Today the ESRI and our partners at the NDA launched a new report on Understanding Emotional, Psychological and Mental Health disability in Ireland: Factors Facilitating Social Inclusion.

The authors highlighted 3 key policy implications:

  • “The overlap between EPMH disability and other types of disability highlights the need for an integrated approach to service delivery that takes account of the physical health needs of people with EPMH disability and takes account of the mental health needs of people with a physical disability.
  • Since many people with EPMH disability first experience the disability during their working years, retention in employment is important to their social inclusion. Services to both the employer and the person with a disability are needed to retain people with EPMH disability in employment.
  • Addressing stigma on the part of the general population – including employers and those providing public and private services – needs to remain on the agenda of mental health and disability policy. This issue needs to be addressed in a number of ways: through the education system; by means of general educational campaigns targeting adults; through training for those who deal with the public; through implementation of equality policies in organisations and through equality legislation to protect people with a disability from discrimination.”

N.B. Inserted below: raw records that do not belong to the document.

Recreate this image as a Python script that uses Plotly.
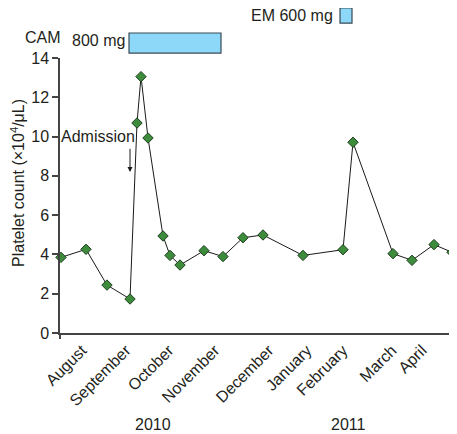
import plotly.graph_objects as go

# Data (x in approximate day offsets from start of axis)
days = [1, 26, 47, 70, 77, 81, 88, 103, 110, 120, 144, 163, 183, 203, 243, 283, 293, 333, 352, 374, 392]
platelets = [3.85, 4.26, 2.44, 1.73, 10.69, 13.05, 9.93, 4.94, 3.95, 3.46, 4.19, 3.89, 4.85, 4.99,
             3.95, 4.24, 9.71, 4.04, 3.70, 4.50, 4.11]

month_labels = ["August", "September", "October", "November", "December",
                "January", "February", "March", "April"]
month_pos = [22, 66, 109, 155, 209, 247, 283, 332, 362]

years = ["2010", "2011"]
year_pos = [93, 288]

drugs = ["CAM", "EM"]
drug_dose = ["800 mg", "600 mg"]
drug_start = [69, 280]
drug_end = [161, 292]

admission_day = 70
XMAX = 394

FONT = "Liberation Sans, Arial, sans-serif"
TXT = "#231f20"
AX = "#444444"

fig = go.Figure()
fig.add_trace(go.Scatter(
    x=days, y=platelets, mode="lines+markers",
    line=dict(color="#1a1a1a", width=1),
    marker=dict(symbol="diamond", size=8, color="#3c8c3c",
                line=dict(color="#1e3d1e", width=1)),
    cliponaxis=False, showlegend=False,
))
# invisible trace for end ticks axis
fig.add_trace(go.Scatter(x=[0, XMAX], y=[0, 0], xaxis="x2", mode="markers",
                         marker=dict(opacity=0), showlegend=False, hoverinfo="skip"))

fig.update_layout(
    width=449, height=426,
    margin=dict(l=52, r=3, t=50, b=101),
    paper_bgcolor="white", plot_bgcolor="white",
    font=dict(family=FONT, size=16, color=TXT),
    xaxis=dict(range=[0, XMAX], tickvals=month_pos, ticktext=month_labels,
               tickangle=-45, ticks="", showgrid=False, zeroline=False,
               showline=True, linecolor=AX, linewidth=1.5, automargin=False,
               tickfont=dict(size=16, color=TXT)),
    xaxis2=dict(range=[0, XMAX], overlaying="x", anchor="y", side="bottom",
                tickvals=[0, XMAX], ticktext=["", ""], ticks="outside",
                ticklen=5, tickcolor=AX, tickwidth=1.5, showgrid=False,
                zeroline=False, showline=False, automargin=False),
    yaxis=dict(range=[0, 14], tickvals=list(range(0, 15, 2)), ticks="outside",
               ticklen=6, tickcolor=AX, tickwidth=1.5, showgrid=False,
               zeroline=False, showline=True, linecolor=AX, linewidth=1.5,
               automargin=False,
               tickfont=dict(size=16, color=TXT)),
)

# Y axis title
fig.add_annotation(xref="paper", yref="paper", x=-0.107, y=0.545, textangle=-90,
                   text="Platelet count (\u00d710<sup>4</sup>/\u03bcL)", showarrow=False,
                   font=dict(size=16, color=TXT), xanchor="center", yanchor="middle")

# Drug bars
bar_y = [(1.018, 1.091), (1.127, 1.182)]
for i, d in enumerate(drugs):
    y0, y1 = bar_y[i]
    fig.add_shape(type="rect", xref="x", yref="paper", x0=drug_start[i], x1=drug_end[i],
                  y0=y0, y1=y1, fillcolor="#8dd8f8", line=dict(color="#3a4a55", width=1.2))

fig.add_annotation(xref="paper", yref="paper", x=-0.043, y=1.073, text="CAM",
                   showarrow=False, font=dict(size=16, color=TXT), xanchor="center", yanchor="middle")
fig.add_annotation(xref="x", yref="paper", x=drug_start[0] - 2, y=1.062, text=drug_dose[0],
                   showarrow=False, font=dict(size=16, color=TXT), xanchor="right", yanchor="middle")
fig.add_annotation(xref="x", yref="paper", x=drug_start[1] - 5, y=1.153,
                   text=drugs[1] + " " + drug_dose[1],
                   showarrow=False, font=dict(size=16, color=TXT), xanchor="right", yanchor="middle")

# Admission
fig.add_annotation(x=38, y=9.98, text="Admission", showarrow=False,
                   font=dict(size=16, color=TXT))
fig.add_annotation(x=admission_day, y=8.2, ax=admission_day, ay=9.45, axref="x", ayref="y",
                   text="", showarrow=True, arrowhead=2, arrowsize=1, arrowwidth=1,
                   arrowcolor="#1a1a1a")

# Years
for yr, xp in zip(years, year_pos):
    fig.add_annotation(xref="x", yref="paper", x=xp, y=-0.334, text=yr, showarrow=False,
                       font=dict(size=16, color=TXT), yanchor="middle")

fig.write_html("out.html")
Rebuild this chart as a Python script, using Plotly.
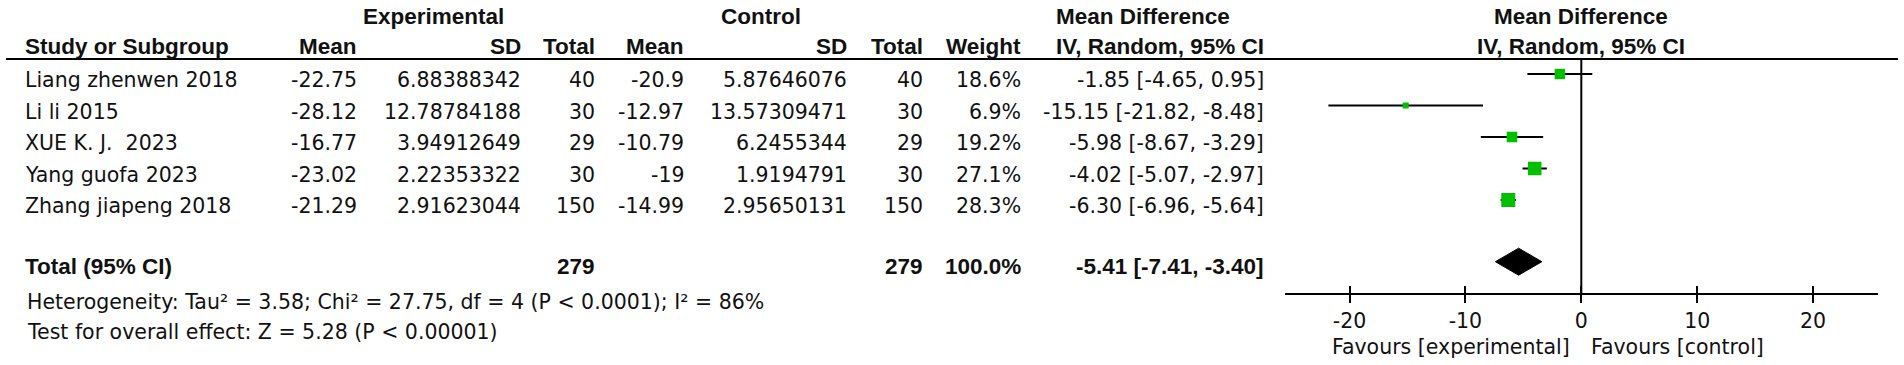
import plotly.graph_objects as go

# ---------------- data ----------------
studies = ["Liang zhenwen 2018", "Li li 2015", "XUE K. J.\u00a0 2023", "Yang guofa 2023", "Zhang jiapeng 2018"]
exp_mean = [-22.75, -28.12, -16.77, -23.02, -21.29]
exp_sd = [6.88388342, 12.78784188, 3.94912649, 2.22353322, 2.91623044]
exp_n = [40, 30, 29, 30, 150]
ctrl_mean = [-20.9, -12.97, -10.79, -19, -14.99]
ctrl_sd = [5.87646076, 13.57309471, 6.2455344, 1.9194791, 2.95650131]
ctrl_n = [40, 30, 29, 30, 150]
weight = [18.6, 6.9, 19.2, 27.1, 28.3]
md = [-1.85, -15.15, -5.98, -4.02, -6.30]
ci_lo = [-4.65, -21.82, -8.67, -5.07, -6.96]
ci_hi = [0.95, -8.48, -3.29, -2.97, -5.64]

total_exp_n = 279
total_ctrl_n = 279
total_weight = 100.0
total_md = -5.41
total_lo = -7.41
total_hi = -3.40

heterogeneity = "Heterogeneity: Tau² = 3.58; Chi² = 27.75, df = 4 (P &lt; 0.0001); I² = 86%"
overall = "Test for overall effect: Z = 5.28 (P &lt; 0.00001)"

tick_vals = [-20, -10, 0, 10, 20]
tick_text = ["-20", "-10", "0", "10", "20"]
favours_left = "Favours [experimental]"
favours_right = "Favours [control]"

# ---------------- layout constants (pixels) ----------------
W, H = 1904, 365
REG = "DejaVu Sans"
BOLD = "Liberation Sans, Arial"
REG_SIZE = 20.5
BOLD_SIZE = 22.5
TXT = "#111111"

AX_L, AX_R = 1285.3, 1878.0
ZERO_PX, PX_PER_UNIT = 1581.3, 11.59
AXIS_Y = 294.3
HEAD_LINE_Y = 59

ROW_TEXT_Y0, ROW_MARK_Y0, ROW_STEP = 80, 74, 31.5
TOTAL_TEXT_Y, TOTAL_MARK_Y = 266.7, 261.7

c_study = 25
c_exp_mean, c_exp_sd, c_exp_n = 356.7, 521, 595.3
c_ctrl_mean, c_ctrl_sd, c_ctrl_n = 684.3, 846.7, 922.7
c_weight, c_md = 1021, 1263.7

fig = go.Figure()

n = len(studies)
text_y = [ROW_TEXT_Y0 + ROW_STEP * i for i in range(n)]
mark_y = [ROW_MARK_Y0 + ROW_STEP * i for i in range(n)]

# CI lines
for i in range(n):
    fig.add_trace(go.Scatter(x=[ci_lo[i], ci_hi[i]], y=[mark_y[i], mark_y[i]], mode="lines",
                             line=dict(color="black", width=2), hoverinfo="skip", showlegend=False))
# pooled diamond
dh = 13.5
fig.add_trace(go.Scatter(x=[total_lo, total_md, total_hi, total_md, total_lo],
                         y=[TOTAL_MARK_Y, TOTAL_MARK_Y - dh, TOTAL_MARK_Y, TOTAL_MARK_Y + dh, TOTAL_MARK_Y],
                         mode="lines", fill="toself", fillcolor="black", line=dict(color="black", width=1),
                         hoverinfo="skip", showlegend=False))
# weight squares
fig.add_trace(go.Scatter(x=md, y=mark_y, mode="markers",
                         marker=dict(symbol="square", color="#00c000", opacity=1,
                                     size=[3.5 + 0.37 * w for w in weight], line=dict(width=0)),
                         hoverinfo="skip", showlegend=False))
# dummy trace for overlay tick axis
fig.add_trace(go.Scatter(x=[None], y=[None], xaxis="x2", yaxis="y", showlegend=False, hoverinfo="skip"))

# line of no effect
fig.add_shape(type="line", xref="x", yref="y", x0=0, x1=0, y0=HEAD_LINE_Y, y1=AXIS_Y,
              line=dict(color="black", width=2), layer="below")
# header underline
fig.add_shape(type="line", xref="paper", yref="y", x0=6 / W, x1=1898 / W, y0=HEAD_LINE_Y, y1=HEAD_LINE_Y,
              line=dict(color="black", width=2))


def txt(s, x, y, anchor="left", bold=False, size=None):
    fig.add_annotation(text=("<b>%s</b>" % s) if bold else s, xref="paper", yref="y", x=x / W, y=y,
                       xanchor=anchor, yanchor="middle", showarrow=False, borderpad=0, borderwidth=0,
                       font=dict(family=BOLD if bold else REG,
                                 size=size or (BOLD_SIZE if bold else REG_SIZE), color=TXT))


# headers
H1, H2 = 16, 46.7
txt("Experimental", 433, H1, "center", True)
txt("Control", 761, H1, "center", True)
txt("Mean Difference", 1143, H1, "center", True)
txt("Mean Difference", 1580.5, H1, "center", True)
txt("Study or Subgroup", c_study, H2, "left", True)
txt("Mean", c_exp_mean, H2, "right", True)
txt("SD", c_exp_sd, H2, "right", True)
txt("Total", c_exp_n, H2, "right", True)
txt("Mean", c_ctrl_mean, H2, "right", True)
txt("SD", c_ctrl_sd, H2, "right", True)
txt("Total", c_ctrl_n, H2, "right", True)
txt("Weight", c_weight, H2, "right", True)
txt("IV, Random, 95% CI", c_md, H2, "right", True)
txt("IV, Random, 95% CI", 1580.5, H2, "center", True)

# study rows
for i in range(n):
    y = text_y[i]
    txt(studies[i], c_study, y)
    txt(str(exp_mean[i]), c_exp_mean, y, "right")
    txt(str(exp_sd[i]), c_exp_sd, y, "right")
    txt(str(exp_n[i]), c_exp_n, y, "right")
    txt(str(ctrl_mean[i]), c_ctrl_mean, y, "right")
    txt(str(ctrl_sd[i]), c_ctrl_sd, y, "right")
    txt(str(ctrl_n[i]), c_ctrl_n, y, "right")
    txt("%.1f%%" % weight[i], c_weight, y, "right")
    txt("%.2f [%.2f, %.2f]" % (md[i], ci_lo[i], ci_hi[i]), c_md, y, "right")

# total row
txt("Total (95% CI)", c_study, TOTAL_TEXT_Y, "left", True)
txt(str(total_exp_n), c_exp_n, TOTAL_TEXT_Y, "right", True)
txt(str(total_ctrl_n), c_ctrl_n, TOTAL_TEXT_Y, "right", True)
txt("%.1f%%" % total_weight, c_weight, TOTAL_TEXT_Y, "right", True)
txt("%.2f [%.2f, %.2f]" % (total_md, total_lo, total_hi), c_md, TOTAL_TEXT_Y, "right", True)
txt(heterogeneity, 26.7, 301.7)
txt(overall, 26.7, 331.7)

# favours labels
txt(favours_left, 1569.7, 346.7, "right")
txt(favours_right, 1591.3, 346.7, "left")

x_range = [(AX_L - ZERO_PX) / PX_PER_UNIT, (AX_R - ZERO_PX) / PX_PER_UNIT]
x_domain = [AX_L / W, AX_R / W]
pos = 1 - AXIS_Y / H

fig.update_layout(
    width=W, height=H, margin=dict(l=0, r=0, t=0, b=0, pad=0),
    paper_bgcolor="white", plot_bgcolor="white", showlegend=False,
    xaxis=dict(domain=x_domain, range=x_range, anchor="free", position=pos,
               showline=True, linecolor="black", linewidth=2,
               ticks="outside", ticklen=8, tickwidth=2, tickcolor="black",
               tickvals=tick_vals, ticktext=tick_text,
               tickfont=dict(family=REG, size=REG_SIZE, color=TXT),
               showgrid=False, zeroline=False, fixedrange=True),
    xaxis2=dict(domain=x_domain, range=x_range, anchor="free", position=pos, overlaying="x",
                ticks="inside", ticklen=8, tickwidth=2, tickcolor="black", tickvals=tick_vals,
                showticklabels=False, showline=False, showgrid=False, zeroline=False, fixedrange=True),
    yaxis=dict(domain=[0, 1], range=[H, 0], visible=False, showgrid=False, zeroline=False, fixedrange=True),
)

fig.write_html("out.html",
               config={"displayModeBar": False, "staticPlot": True},
               post_script="document.body.style.margin='0';document.body.style.padding='0';"
                           "document.body.style.overflow='hidden';")
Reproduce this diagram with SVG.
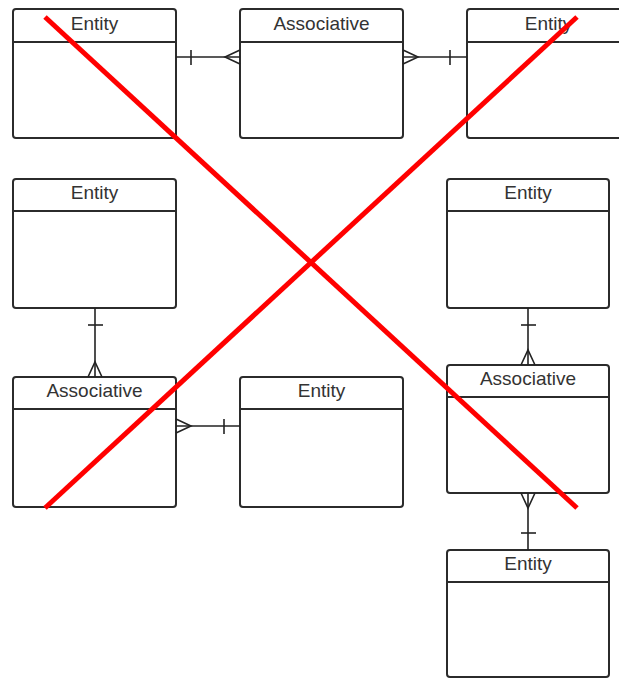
<svg xmlns="http://www.w3.org/2000/svg" width="619" height="679" viewBox="0 0 619 679">
<style>
.box{fill:#fff;stroke:#2b2b2b;stroke-width:2}
.hdr{stroke:#2b2b2b;stroke-width:2}
.lbl{font-family:"Liberation Sans",Arial,sans-serif;font-size:19px;fill:#333;text-anchor:middle}
.c{fill:none;stroke:#222;stroke-width:1.6}
.x{stroke:#ff0000;stroke-width:5;stroke-linecap:butt}
</style>
<rect width="619" height="679" fill="#fff"/>
<g id="entity-top-left">
<rect class="box" x="13" y="9" width="163" height="129" rx="3"/>
<line class="hdr" x1="13" y1="42" x2="176" y2="42"/>
<text class="lbl" x="94.5" y="30">Entity</text>
</g>
<g id="associative-top">
<rect class="box" x="240" y="9" width="163" height="129" rx="3"/>
<line class="hdr" x1="240" y1="42" x2="403" y2="42"/>
<text class="lbl" x="321.5" y="30">Associative</text>
</g>
<g id="entity-top-right">
<rect class="box" x="467" y="9" width="163" height="129" rx="3"/>
<line class="hdr" x1="467" y1="42" x2="630" y2="42"/>
<text class="lbl" x="548.5" y="30">Entity</text>
</g>
<g id="entity-mid-left">
<rect class="box" x="13" y="179" width="163" height="129" rx="3"/>
<line class="hdr" x1="13" y1="211" x2="176" y2="211"/>
<text class="lbl" x="94.5" y="199">Entity</text>
</g>
<g id="entity-mid-right">
<rect class="box" x="447" y="179" width="162" height="129" rx="3"/>
<line class="hdr" x1="447" y1="211" x2="609" y2="211"/>
<text class="lbl" x="528" y="199">Entity</text>
</g>
<g id="associative-lower-left">
<rect class="box" x="13" y="377" width="163" height="130" rx="3"/>
<line class="hdr" x1="13" y1="409" x2="176" y2="409"/>
<text class="lbl" x="94.5" y="397">Associative</text>
</g>
<g id="entity-lower-middle">
<rect class="box" x="240" y="377" width="163" height="130" rx="3"/>
<line class="hdr" x1="240" y1="409" x2="403" y2="409"/>
<text class="lbl" x="321.5" y="397">Entity</text>
</g>
<g id="associative-right">
<rect class="box" x="447" y="365" width="162" height="128" rx="3"/>
<line class="hdr" x1="447" y1="397" x2="609" y2="397"/>
<text class="lbl" x="528" y="385">Associative</text>
</g>
<g id="entity-bottom-right">
<rect class="box" x="447" y="550" width="162" height="127" rx="3"/>
<line class="hdr" x1="447" y1="582" x2="609" y2="582"/>
<text class="lbl" x="528" y="570">Entity</text>
</g>
<g id="connectors">
<!-- top left: entity -> associative -->
<line class="c" x1="176" y1="57" x2="240" y2="57"/>
<line class="c" x1="191" y1="50" x2="191" y2="65"/>
<path class="c" d="M240 50 L225 57 L240 64"/>
<!-- top right: associative -> entity -->
<line class="c" x1="403" y1="57" x2="467" y2="57"/>
<line class="c" x1="450" y1="50" x2="450" y2="65"/>
<path class="c" d="M403 50 L418 57 L403 64"/>
<!-- left vertical -->
<line class="c" x1="95" y1="308" x2="95" y2="377"/>
<line class="c" x1="88" y1="325" x2="103" y2="325"/>
<path class="c" d="M88 377 L95 362 L102 377"/>
<!-- lower horizontal -->
<line class="c" x1="176" y1="426" x2="240" y2="426"/>
<line class="c" x1="224" y1="419" x2="224" y2="434"/>
<path class="c" d="M176 419 L191 426 L176 433"/>
<!-- right vertical upper -->
<line class="c" x1="528" y1="308" x2="528" y2="365"/>
<line class="c" x1="521" y1="325" x2="536" y2="325"/>
<path class="c" d="M521 365 L528 350 L535 365"/>
<!-- right vertical lower -->
<line class="c" x1="528" y1="493" x2="528" y2="550"/>
<line class="c" x1="521" y1="533" x2="536" y2="533"/>
<path class="c" d="M521 493 L528 508 L535 493"/>
</g>
<g id="cross">
<line class="x" x1="45" y1="17" x2="577" y2="508"/>
<line class="x" x1="577" y1="17" x2="45" y2="508"/>
</g>
</svg>
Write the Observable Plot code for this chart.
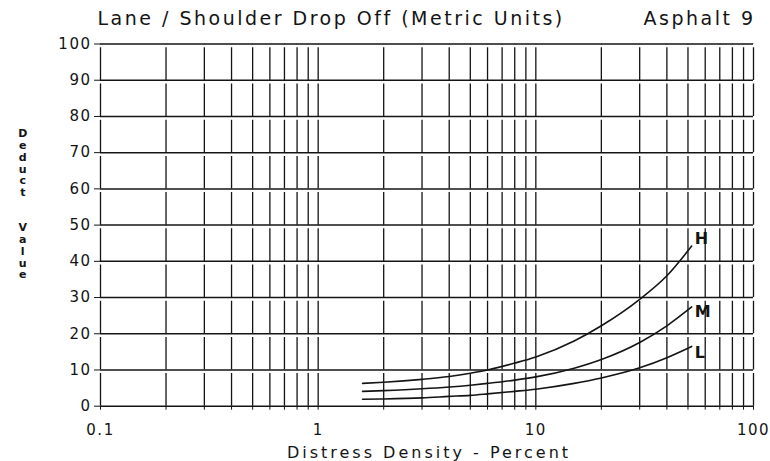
<!DOCTYPE html>
<html><head><meta charset="utf-8">
<script src="https://cdn.jsdelivr.net/npm/d3@7"></script>
<script src="https://cdn.jsdelivr.net/npm/@observablehq/plot@0.6"></script>
<style>body{margin:0;background:#fff} svg{display:block}</style>
</head><body><div id="chart"></div>
<script>
// Distress density (%) sample points shared by the three curves
const density = [1.6, 2, 3, 4, 5, 6, 8, 10, 15, 20, 30, 40, 52];
const deductH = [6.3, 6.6, 7.4, 8.2, 9.1, 10.0, 11.9, 13.6, 18.0, 22.2, 29.5, 36.0, 44.2];
const deductM = [4.1, 4.3, 4.8, 5.3, 5.8, 6.3, 7.2, 8.1, 10.5, 12.9, 17.6, 22.2, 27.4];
const deductL = [1.9, 2.0, 2.3, 2.7, 3.0, 3.4, 4.1, 4.7, 6.3, 7.8, 10.6, 13.4, 16.5];
const severities = ["H", "M", "L"];

const yTicks = [0, 10, 20, 30, 40, 50, 60, 70, 80, 90, 100];
const xGrid = [0.1, 0.2, 0.3, 0.4, 0.5, 0.6, 0.7, 0.8, 0.9,
               1, 2, 3, 4, 5, 6, 7, 8, 9,
               10, 20, 30, 40, 50, 60, 70, 80, 90, 100];
const xTickLabels = [0.1, 1, 10, 100];

const title = "Lane / Shoulder Drop Off (Metric Units)";
const subtitle = "Asphalt 9";
const xLabel = "Distress Density - Percent";
const yLabel = "Deduct Value";

const series = {H: deductH, M: deductM, L: deductL};
const rows = severities.flatMap(s => density.map((d, i) => ({sev: s, x: d, y: series[s][i]})));
const ends = severities.map(s => ({sev: s, x: density[density.length - 1], y: series[s][series[s].length - 1]}));

const ink = "#141414";
const font = "DejaVu Sans, Verdana, sans-serif";

const chart = Plot.plot({
  width: 770, height: 461,
  marginLeft: 100, marginRight: 17, marginTop: 43.5, marginBottom: 55.3,
  style: {fontFamily: font, color: ink, background: "#fff", letterSpacing: "1.5px"},
  x: {type: "log", domain: [0.1, 100]},
  y: {domain: [0, 100]},
  marks: [
    Plot.ruleY(yTicks, {stroke: ink, strokeWidth: 1.5}),
    Plot.ruleX(xGrid, {y1: 0, y2: 100, stroke: ink, strokeWidth: 1.3, strokeDasharray: "32.6,3.6"}),
    Plot.axisY({ticks: yTicks, tickSize: 6, tickPadding: 3, fontSize: 15, label: null, stroke: ink}),
    Plot.axisX({ticks: xGrid, tickSize: 4, tickPadding: 14, fontSize: 15, label: null,
      tickFormat: d => xTickLabels.includes(d) ? String(d) : ""}),
    Plot.line(rows, {x: "x", y: "y", z: "sev", stroke: ink, strokeWidth: 1.6, curve: "monotone-x"}),
    Plot.text(ends.filter(d => d.sev === "H"), {x: "x", y: "y", text: "sev", textAnchor: "start", lineAnchor: "middle", dx: 3, dy: -7, fontSize: 16, fontWeight: "bold", fill: ink}),
    Plot.text(ends.filter(d => d.sev === "M"), {x: "x", y: "y", text: "sev", textAnchor: "start", lineAnchor: "middle", dx: 3, dy: 5, fontSize: 16, fontWeight: "bold", fill: ink}),
    Plot.text(ends.filter(d => d.sev === "L"), {x: "x", y: "y", text: "sev", textAnchor: "start", lineAnchor: "middle", dx: 3, dy: 6.5, fontSize: 16, fontWeight: "bold", fill: ink}),
    Plot.text([title], {frameAnchor: "top-left", text: d => d, textAnchor: "start", lineAnchor: "middle", dx: -3, dy: -25.5, fontSize: 19, fill: ink}),
    Plot.text([subtitle], {frameAnchor: "top-right", text: d => d, textAnchor: "end", lineAnchor: "middle", dx: 2, dy: -25.5, fontSize: 19, fill: ink}),
    Plot.text([xLabel], {frameAnchor: "bottom", text: d => d, lineAnchor: "middle", dx: 2, dy: 47, fontSize: 16, fill: ink}),
    Plot.text([yLabel.split("").map(c => c === " " ? "\u00a0\n" : c).join("\n")], {frameAnchor: "left", text: d => d, textAnchor: "middle", lineAnchor: "middle", lineHeight: 1.07, dx: -77, dy: -21, fontSize: 11, fontWeight: "bold", fill: ink})
  ]
});
d3.select(chart).selectAll("text")
  .filter(function() { return this.textContent === title || this.textContent === subtitle; })
  .style("letter-spacing", "2.5px");
d3.select(chart).selectAll("text")
  .filter(function() { return this.textContent === xLabel; })
  .style("letter-spacing", "3px");
document.getElementById("chart").append(chart);
</script>
</body></html>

The report used the data from the National Disability Survey 2006 to look at people with enduring emotional, psychological and mental health disability, and the extent to which those with this condition may have other forms of disability also. It highlighted the interlinkages between physical disability and mental ill-health, illustrating the importance of physical disability services supporting people in relation to mental health, and of mental health services linking in with supports for physical disability. People with mental health conditions are less likely to be currently working than the population at large but, most have worked in the past. The research highlighted stigma as a significant barrier for those with mental health conditions.

The research was funded by the National Disability Authority, and conducted by the Economic and Social Research Institute – lead author Dorothy Watson.